Baseten’s $300 million financing round isn’t just another oversized AI check, it’s a clean signal that the center of gravity in artificial intelligence has shifted, and pretty much for good. With IVP, CapitalG, and NVIDIA anchoring the round, the company now sits at a $5 billion valuation after its third fundraise in just one year, a pace that would have sounded absurd not long ago but now feels strangely logical. What investors are buying into here is not a model, not a chatbot, not a demo, but the plumbing of the next AI decade: inference. And that’s the key word, the one quietly replacing “training” in boardrooms, cloud roadmaps, and startup pitch decks.

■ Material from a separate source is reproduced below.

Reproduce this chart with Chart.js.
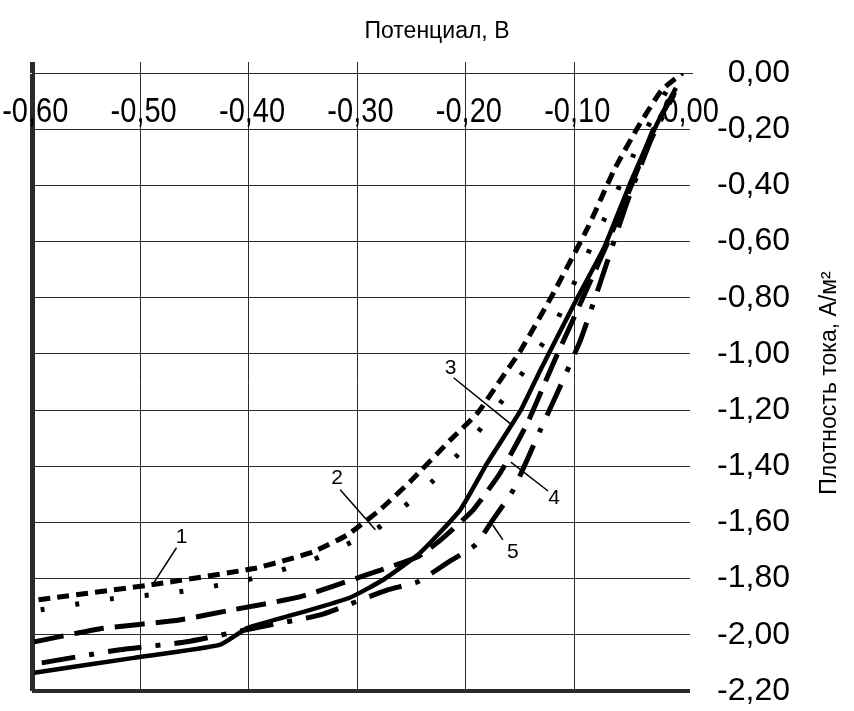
<!DOCTYPE html>
<html lang="ru">
<head>
<meta charset="utf-8">
<title>Потенциал – плотность тока</title>
<script src="https://cdn.jsdelivr.net/npm/chart.js@4.4.1/dist/chart.umd.min.js"></script>
<style>
  html, body { margin: 0; padding: 0; background: #fff; }
</style>
</head>
<body>
<canvas id="polarChart" width="854" height="711"></canvas>
<script>
// Кривые 1-5: потенциал, В / плотность тока, А/м2
const potential1 = [-0.594, -0.49, -0.393, -0.341, -0.309, -0.279, -0.25, -0.214, -0.189, -0.168, -0.149, -0.119, -0.087, -0.063, -0.041, -0.019, 0.0];
const current1 = [-1.875, -1.822, -1.762, -1.705, -1.644, -1.555, -1.45, -1.306, -1.21, -1.093, -0.986, -0.783, -0.548, -0.345, -0.192, -0.06, 0.0];

const potential2 = [-0.592, -0.527, -0.464, -0.401, -0.341, -0.283, -0.235, -0.193, -0.154, -0.119, -0.091, -0.066, -0.043, -0.024, -0.012];
const current2 = [-1.911, -1.872, -1.847, -1.804, -1.733, -1.626, -1.470, -1.299, -1.103, -0.904, -0.673, -0.470, -0.274, -0.132, -0.043];

const potential3 = [-0.598, -0.506, -0.427, -0.401, -0.353, -0.307, -0.276, -0.242, -0.205, -0.18, -0.149, -0.131, -0.098, -0.072, -0.047, -0.024, -0.006];
const current3 = [-2.135, -2.082, -2.036, -1.975, -1.922, -1.868, -1.804, -1.708, -1.555, -1.388, -1.199, -1.057, -0.808, -0.619, -0.381, -0.185, -0.053];

const potential4 = [-0.598, -0.538, -0.464, -0.415, -0.353, -0.291, -0.244, -0.223, -0.193, -0.168, -0.143, -0.119, -0.094, -0.070, -0.047, -0.027, -0.007];
const current4 = [-2.025, -1.979, -1.947, -1.911, -1.865, -1.786, -1.722, -1.662, -1.555, -1.423, -1.246, -1.032, -0.819, -0.612, -0.399, -0.203, -0.068];

const potential5 = [-0.591, -0.519, -0.457, -0.39, -0.334, -0.272, -0.244, -0.217, -0.191, -0.175, -0.156, -0.131, -0.115, -0.094, -0.075, -0.052, -0.029, -0.008];
const current5 = [-2.100, -2.053, -2.025, -1.972, -1.929, -1.840, -1.811, -1.744, -1.680, -1.591, -1.484, -1.270, -1.135, -0.950, -0.737, -0.470, -0.238, -0.078];

const xTickValues = [-0.6, -0.5, -0.4, -0.3, -0.2, -0.1, 0];
const xTickLabels = ['-0,60', '-0,50', '-0,40', '-0,30', '-0,20', '-0,10', '0,00'];

const xTitle = 'Потенциал, В';
const yTitle = 'Плотность тока, А/м²';

// номера кривых и выноски к ним (в единицах осей)
const curveNames = ['1', '2', '3', '4', '5'];
const namePos = [[-0.462, -1.651], [-0.3185, -1.441], [-0.2139, -1.050], [-0.1185, -1.512], [-0.1565, -1.705]];
const leaderFrom = [[-0.4667, -1.690], [-0.3157, -1.484], [-0.2111, -1.085], [-0.124, -1.488], [-0.1657, -1.662]];
const leaderTo = [[-0.4889, -1.822], [-0.2833, -1.626], [-0.1583, -1.250], [-0.1583, -1.385], [-0.175, -1.609]];

const FONT = "'Liberation Sans', Arial, sans-serif";

function toPoints(xs, ys) {
  return xs.map((x, i) => ({ x: x, y: ys[i] }));
}

function commaFmt(v) {
  return Number(v).toFixed(2).replace('.', ',');
}

const datasets = [
  { label: '1', data: toPoints(potential1, current1), borderWidth: 5, borderDash: [12, 7] },
  { label: '2', data: toPoints(potential2, current2), borderWidth: 5, borderDash: [4, 31] },
  { label: '3', data: toPoints(potential3, current3), borderWidth: 4.5 },
  { label: '4', data: toPoints(potential4, current4), borderWidth: 5, borderDash: [30, 11] },
  { label: '5', data: toPoints(potential5, current5), borderWidth: 5, borderDash: [34, 14, 5, 14] }
];

const axisText = {
  id: 'axisText',
  beforeDatasetsDraw(chart) {
    const { ctx, chartArea } = chart;
    const xs = chart.scales.x;
    ctx.save();
    ctx.fillStyle = '#000';
    ctx.font = '35px ' + FONT;
    ctx.textAlign = 'left';
    ctx.textBaseline = 'alphabetic';
    // подписи оси потенциала: запятая стоит на линии сетки
    xTickValues.forEach((v, i) => {
      const label = xTickLabels[i];
      const head = label.slice(0, label.indexOf(','));
      const shift = ctx.measureText(head).width + ctx.measureText(',').width / 2;
      ctx.save();
      ctx.translate(xs.getPixelForValue(v), chartArea.top + 49);
      ctx.scale(0.83, 1);
      ctx.fillText(label, -shift, 0);
      ctx.restore();
    });

    ctx.font = '23px ' + FONT;
    ctx.textAlign = 'center';
    ctx.textBaseline = 'middle';
    ctx.fillText(xTitle, 437, 32);

    ctx.save();
    ctx.translate(830, 383);
    ctx.rotate(-Math.PI / 2);
    ctx.font = '23px ' + FONT;
    ctx.fillText(yTitle, 0, 0);
    ctx.restore();
    ctx.restore();
  },
  afterDatasetsDraw(chart) {
    const { ctx } = chart;
    const xs = chart.scales.x;
    const ys = chart.scales.y;
    ctx.save();
    ctx.strokeStyle = '#000';
    ctx.lineWidth = 1.5;
    ctx.fillStyle = '#000';
    ctx.font = '21px ' + FONT;
    ctx.textAlign = 'center';
    ctx.textBaseline = 'middle';
    curveNames.forEach((name, i) => {
      ctx.beginPath();
      ctx.moveTo(xs.getPixelForValue(leaderFrom[i][0]), ys.getPixelForValue(leaderFrom[i][1]));
      ctx.lineTo(xs.getPixelForValue(leaderTo[i][0]), ys.getPixelForValue(leaderTo[i][1]));
      ctx.stroke();
      ctx.fillText(name, xs.getPixelForValue(namePos[i][0]), ys.getPixelForValue(namePos[i][1]));
    });
    ctx.restore();
  }
};

new Chart(document.getElementById('polarChart'), {
  type: 'line',
  data: { datasets: datasets },
  options: {
    responsive: false,
    animation: false,
    devicePixelRatio: 1,
    layout: { padding: { left: 32, top: 62, right: 64, bottom: 20 } },
    plugins: {
      legend: { display: false },
      tooltip: { enabled: false }
    },
    elements: {
      point: { radius: 0 },
      line: { tension: 0.15, borderColor: '#000', fill: false }
    },
    scales: {
      x: {
        type: 'linear',
        position: 'top',
        min: -0.6,
        max: 0.007,
        ticks: { display: false, stepSize: 0.1 },
        grid: {
          drawTicks: true,
          tickLength: 11,
          color: c => (c.tick && c.tick.value > -0.05 ? 'rgba(0,0,0,0)' : '#2a2a2a'),
          lineWidth: c => (c.tick && c.tick.value <= -0.6 ? 5 : 1)
        },
        border: { display: true, color: '#2a2a2a', width: 1 }
      },
      y: {
        type: 'linear',
        position: 'right',
        min: -2.2,
        max: 0,
        ticks: {
          stepSize: 0.2,
          color: '#000',
          padding: 0,
          crossAlign: 'far',
          font: { family: FONT, size: 32 },
          callback: v => commaFmt(v)
        },
        grid: {
          drawTicks: true,
          tickLength: 27,
          tickColor: 'rgba(0,0,0,0)',
          color: '#2a2a2a',
          lineWidth: c => (c.tick && c.tick.value <= -2.19 ? 4 : 1)
        },
        border: { display: false }
      }
    }
  },
  plugins: [axisText]
});
</script>
</body>
</html>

Training made the headlines, inference will make the money, and Baseten is positioning itself as the default place where real AI products actually run.
For six years, Baseten has been building in relative silence, focusing on something that was deeply unglamorous until suddenly it wasn’t: making models run fast, reliably, and cheaply in production. Today, its infrastructure sits behind companies like Cursor, Notion, Abridge, Clay, OpenEvidence, and others that define the new generation of AI-native software. These are not toy apps, they are workflow systems, medical documentation engines, developer copilots, and knowledge tools that live or die by latency, uptime, and cost predictability. The quotes from customers almost read like a quiet revolt against the old cloud model: performance matters, yes, but reliability, developer experience, and cost discipline matter more when AI is embedded into daily operations. That’s where Baseten has been winning, not by being flashy, but by being boring in exactly the right way.
The timing of this round tells the real story. Analysts now estimate that inference will account for roughly two-thirds of all AI compute by the end of 2026, up from just one-third in 2023, a reversal that mirrors what happened in cloud computing once applications matured. Training creates possibility; inference creates businesses. Once models are deployed into real workflows, every millisecond of latency, every dropped request, every unexpected cost spike becomes existential. Baseten’s entire thesis is built around that reality, offering companies the ability to run many models, own their IP, and control their infrastructure without being locked into proprietary runtimes or hyperscaler whims. It’s a subtle but powerful shift away from dependence on a few massive foundation model vendors toward an ecosystem of thousands of specialized, domain-specific models, each optimized for a specific job.
What makes this round especially telling is who is backing it. NVIDIA’s involvement isn’t decorative, it’s strategic. Inference-heavy workloads mean sustained GPU demand over time, not just one-off training runs, and platforms like Baseten turn that into a durable revenue stream. CapitalG and IVP, meanwhile, are betting that inference platforms will become as foundational as AWS was to Web 2.0, invisible but indispensable. When Baseten’s CEO says inference is to this generation what cloud was to the last, it doesn’t sound like marketing fluff anymore; it sounds like a description of what is already happening under the surface. The AI boom is maturing, quietly, operationally, and somewhat unromantically, but this is exactly where the next trillion-dollar layer gets built. Baseten isn’t chasing the spotlight, it’s wiring the stage, and that may turn out to be the smartest place to stand.